Rowland took off his bicycle clips, assembled his tenor sax and called I Can't Give You Anything but Love. Our lugubrious cyclist hung around to offer Love for Sale at which point the rain began to fall. It wouldn't be long before the elements would play a part in proceedings. Alto saxophonist Faye Thompson, fresh from cutting it the previous evening at the Black Swan, upped the tempo on Bag's Groove. Heads were nodding, feet tapping when pianist Edis looked up into the conservatory's rafters. The now torrential rain (April showers!) began to seep through the roofing. Water dripped onto Edis' keyboard. Water + electricity = potential disaster. Our pianist played on, along the way quoting Singin' in the Rain. Guitarist Veitch braved the elements and the next few numbers found the audience with an ear cocked to the cookin' jazz and an eye on the unfolding drip-drip drama up above. Your correspondent's notes became a tad smudged - the rain was finding alternative points of entry! 
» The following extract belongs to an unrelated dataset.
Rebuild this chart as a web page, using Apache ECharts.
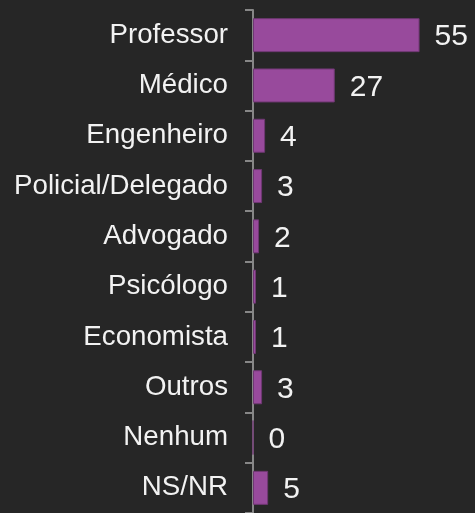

Was that September (April) in the RainEverything Happens to Me? It had been a funny old night and the oddest thing...the Black Swan session had opened with Four and this Dun Cow session closed with Four. Now there's a thing!   

Russell

1 comment :

Patti said...

Sounds like an interesting jam session - and let's hope the Dun Cow owners decide to get that conservatory roof checked pronto! They surely won't want the rain dripping through onto their Sunday lunch dining crowd? Anyway, as Ted Lewis sang 'Into Each Life Some Rain Must Fall ......' Finally, kudos to Paul and co. for keeping the music going while the heavens opened.